Kem Sokha mocked by supporters during a party conference.
By Chun Sakada, VOA Khmer
Original report from Phnom Penh
07 April 2008
The Human Rights Party rebuked authorities for allowing an opposition inflation demonstration Sunday, claiming the government had been unfair in denying permission to hold a gathering on fuel prices in February.
The Sam Rainsy Party, the only opposition party with seats in parliament, gathered several hundred demonstrators in Phnom Penh Sunday to protest high inflation rates.
The Human Rights Party said it had been denied a similar demonstration in February. The statement was a further separation of the two parties ahead of elections.
The Human Rights Party was formed by former rights advocate and politician Kem Sokha, following commune elections last year.

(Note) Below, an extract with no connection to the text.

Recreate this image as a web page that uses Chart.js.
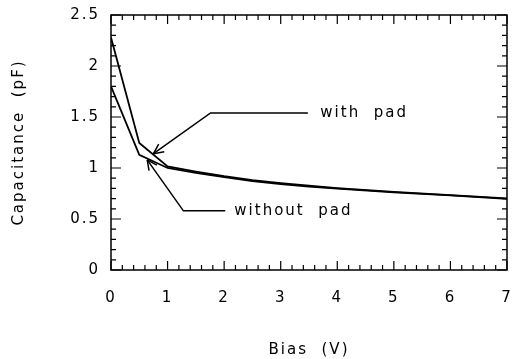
<!DOCTYPE html>
<html>
<head>
<meta charset="utf-8">
<script src="https://cdn.jsdelivr.net/npm/chart.js@4"></script>
<style>
  body { margin: 0; background: #fff; }
  #wrap { width: 513px; height: 359px; }
</style>
</head>
<body>
<div id="wrap"><canvas id="chart1"></canvas></div>
<script>
const bias = [0, 0.5, 1, 1.5, 2, 2.5, 3, 3.5, 4, 5, 6, 7]
const withPad = [2.28, 1.245, 1.015, 0.965, 0.92, 0.882, 0.852, 0.826, 0.803, 0.766, 0.734, 0.702]
const withoutPad = [1.80, 1.13, 1.0, 0.953, 0.91, 0.872, 0.843, 0.818, 0.797, 0.762, 0.731, 0.698]

// annotation arrows: [bias, capacitance] from label end to arrow tip
const withPadArrow = [[3.48, 1.54], [1.76, 1.54], [0.75, 1.14]]
const withoutPadArrow = [[2.02, 0.58], [1.28, 0.58], [0.64, 1.08]]
const labels = [
    { text: 'with  pad', x: 3.7, y: 1.54 },
    { text: 'without  pad', x: 2.18, y: 0.58 }
]

const FONT = 'DejaVu Sans'
const SPACING = '2px'

Chart.defaults.color = '#000'
Chart.defaults.font.family = FONT

const spacingPlugin = {
    id: 'spacing',
    beforeLayout(chart) { chart.ctx.letterSpacing = SPACING },
    beforeDraw(chart) { chart.ctx.letterSpacing = SPACING }
}

// frame with inward ticks on all four sides
const framePlugin = {
    id: 'frame',
    afterDatasetsDraw(chart) {
        const { ctx, chartArea: a, scales: { x, y } } = chart
        ctx.save()
        ctx.strokeStyle = '#000'
        ctx.lineWidth = 1.5
        ctx.strokeRect(a.left, a.top, a.right - a.left, a.bottom - a.top)
        ctx.lineWidth = 1.2
        ctx.beginPath()
        for (let i = 0; i <= 35; i++) {
            const px = x.getPixelForValue(i * 0.2)
            const len = i % 5 === 0 ? 9 : 5
            ctx.moveTo(px, a.bottom); ctx.lineTo(px, a.bottom - len)
            ctx.moveTo(px, a.top); ctx.lineTo(px, a.top + len)
        }
        for (let i = 0; i <= 25; i++) {
            const py = y.getPixelForValue(i * 0.1)
            const len = i % 5 === 0 ? 10 : 5
            ctx.moveTo(a.left, py); ctx.lineTo(a.left + len, py)
            ctx.moveTo(a.right, py); ctx.lineTo(a.right - len, py)
        }
        ctx.stroke()
        ctx.restore()
    }
}

function drawArrow(ctx, x, y, pts) {
    const p = pts.map(([bx, c]) => [x.getPixelForValue(bx), y.getPixelForValue(c)])
    ctx.beginPath()
    ctx.moveTo(p[0][0], p[0][1])
    for (let i = 1; i < p.length; i++) ctx.lineTo(p[i][0], p[i][1])
    ctx.stroke()
    const [tx, ty] = p[p.length - 1]
    const [sx, sy] = p[p.length - 2]
    const ang = Math.atan2(ty - sy, tx - sx)
    ctx.beginPath()
    for (const d of [0.45, -0.45]) {
        ctx.moveTo(tx, ty)
        ctx.lineTo(tx - 11 * Math.cos(ang + d), ty - 11 * Math.sin(ang + d))
    }
    ctx.stroke()
}

const annotationPlugin = {
    id: 'notes',
    afterDatasetsDraw(chart) {
        const { ctx, scales: { x, y } } = chart
        ctx.save()
        ctx.strokeStyle = '#000'
        ctx.lineWidth = 1.5
        drawArrow(ctx, x, y, withPadArrow)
        drawArrow(ctx, x, y, withoutPadArrow)
        ctx.fillStyle = '#000'
        ctx.font = '15px ' + FONT
        ctx.letterSpacing = SPACING
        ctx.textBaseline = 'middle'
        labels.forEach(l => ctx.fillText(l.text, x.getPixelForValue(l.x), y.getPixelForValue(l.y)))
        ctx.restore()
    }
}

const data = {
    datasets: [
        {
            label: 'with pad',
            data: bias.map((b, i) => ({ x: b, y: withPad[i] })),
            borderColor: '#000',
            borderWidth: 1.8,
            pointRadius: 0,
            tension: 0
        },
        {
            label: 'without pad',
            data: bias.map((b, i) => ({ x: b, y: withoutPad[i] })),
            borderColor: '#000',
            borderWidth: 1.8,
            pointRadius: 0,
            tension: 0
        }
    ]
}

const options = {
    responsive: true,
    maintainAspectRatio: false,
    animation: false,
    layout: { padding: { top: 15, right: 6 } },
    plugins: { legend: { display: false }, tooltip: { enabled: false } },
    scales: {
        x: {
            type: 'linear',
            min: 0,
            max: 7,
            grid: { display: false, drawTicks: false },
            border: { display: false },
            ticks: { stepSize: 1, padding: 19, font: { size: 15 } },
            title: { display: true, text: 'Bias  (V)', font: { size: 15 }, padding: { top: 0, bottom: 0 } },
            afterFit: s => { s.height = 89; s.paddingLeft = 0; s.paddingRight = 0 }
        },
        y: {
            min: 0,
            max: 2.5,
            grid: { display: false, drawTicks: false },
            border: { display: false },
            ticks: { stepSize: 0.5, padding: 11, font: { size: 15 }, callback: v => String(v) },
            title: { display: true, text: 'Capacitance  (pF)', font: { size: 15 }, padding: { top: 10, bottom: 0 } },
            afterFit: s => { s.width = 111; s.paddingTop = 0; s.paddingBottom = 0 }
        }
    }
}

new Chart('chart1', { type: 'line', data, options, plugins: [spacingPlugin, framePlugin, annotationPlugin] })
</script>
</body>
</html>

"HRP cannot accept the discrimination, bias and inequality of rights and freedoms made by the government for political parties," Keo Remy, vice president of the Human Rights Party, said Monday. "Because this opposes the principals of the law and democracy."
The party members "condemn the government for violating the law," he said. "The Human Rights Party asked the authorities for a public forum to find a way to reduce the price of fuel, but the government and authorities denied this. But why, if Sam Rainsy asks for a demonstration, does the government allow the Sam Rainsy Party to do it? We question what's behind the permission."
Cambodian law provides for the freedom of assembly, but the government is often criticized for preventing marches and demonstrations.
The city "had no secrecy behind the Sam Rainsy permission to hold a demonstration," Phnom Penh Deputy Governor Pa Socheatvong said Monday.
"The Sam Rainsy Party proposal for public expression was clear, but the HRP proposal for a public forum we didn't understand clearly their purpose," he said.
Ny Chakriya, an investigator for the rights group Adhoc, said the government had violated the law by not allowing the HRP gathering in February.
Sam Rainsy said Monday his demonstration Sunday had been allowed thanks to pressure from US Ambassador Joseph Mussomeli.
Armed forces prevented some from joining the rally, he added.
"The Sam Rainsy Party will hold the next demonstration without asking permission from the authorities, by walking into the public street," he said.
US Embassy spokesman Jeff Daigle said Monday the ambassador had called on "all interested parties" to work together for the right of "peaceful assembly," but had not "pressured" the government.